Leading the way is defending national champion Cammile Adams of Aggie Swim Club.  Adams, who just finished her illustrious collegiate career at Texas A&M, has gathered more accolades in this event than the rest of the field combined.  In addition to her 2013 U.S. National Championship, she also finaled at Worlds last summer, qualified for the 2012 Olympic Team, and has been the fastest American in the field at each of the last four NCAA Championships (two wins, two seconds behind Katinka Hosszu).  Considering she is also the fastest American in the long course pool this year by nearly a full second (2:08.45 last month in a great showdown with Hali Flickinger and Lauren Harrington), there don’t seem to be any signs of her slowing down.

Flickinger and Harrington, teammates down at the University of Georgia, are both in great position to make a run at a Pan Pac roster spot.  After a decent freshman season, Flickinger rose to the occasion in her sophomore campaign, finishing in the top ten in two events at NCAA’s, and already destroying her best long course times in the 200 IM (one second), 200 free (two seconds), and 200 fly (2.5 seconds). Harrington also had a great swim at the Bulldog Grand Slam, where she recorded the third fastest American time in 2014 (2:10.15).  The two Bulldogs sit fourth and fifth on the psych sheet tomorrow.

The 200 meter butterfly is still a fairly new event for Maya Dirado, who, up until last summer, focused heavily on the backstroke and IM events.  After making significant strides for three consecutive years in her other three strokes within her IM, combined with the overwhelmingly competitive U.S. backstroke field, Dirado changed her focus toward from the 200 backstroke to the 200 freestyle and 200 butterfly.  There have been big dividends so far, including a World Championship semifinal appearance last summer in this event.  It will be interesting to track Dirado’s results for a couple of reasons:

(1) What happens after having a year to actually train for the event?
(2) What do we make of her swims so far this summer (they haven’t been particularly world-beating)?
(3) There are indications this could possibly be her last meet on U.S. soil at this level of competition.  She will definitely be looking to go out with a bang.
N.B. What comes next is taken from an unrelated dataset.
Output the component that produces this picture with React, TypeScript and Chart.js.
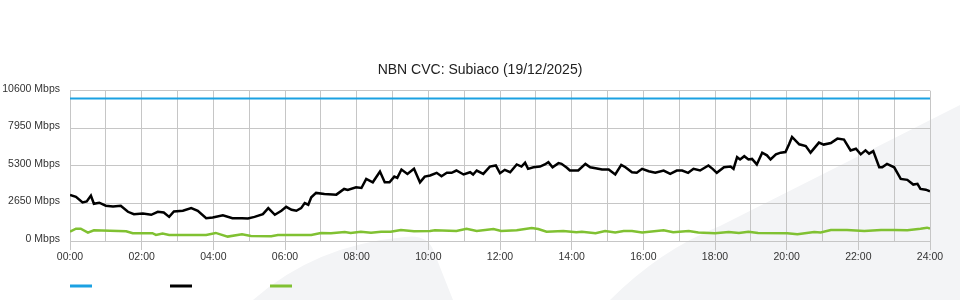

Behind Dirado and Adams, there is a slew of pre-collegiate teenagers who will be fighting for a spot on the Pan Pac (and, potentially, World Championships) team.  First on that list is Mission Viejo’s Katie McLaughlin, a rising high school senior who swam the third fastest American time in 2013, and currently sits fourth in the U.S. this season.  In addition to her incredible 2:08.72 to win at FINA World Juniors last summer, McLaughlin is coming off of a great short course campaign, where she crushed her previous bests in both butterfly events.  Those results are a good indication she’s in position for another big summer.  She sits third on the psych sheet for tomorrow, and is in a great spot to land on her first big international team.

Hannah Kukurugya from Crown Point Swim Club is the next one down.  A relative unknown until last week, Kukurugya blew away the C-final at Junior Nationals last week, dropping five seconds from her prelim swim to win the final, posting the second fastest time in the entire event.  It’s hard to know if she has any left in the tank, but even if she holds steady, she’s in position to make the A-final.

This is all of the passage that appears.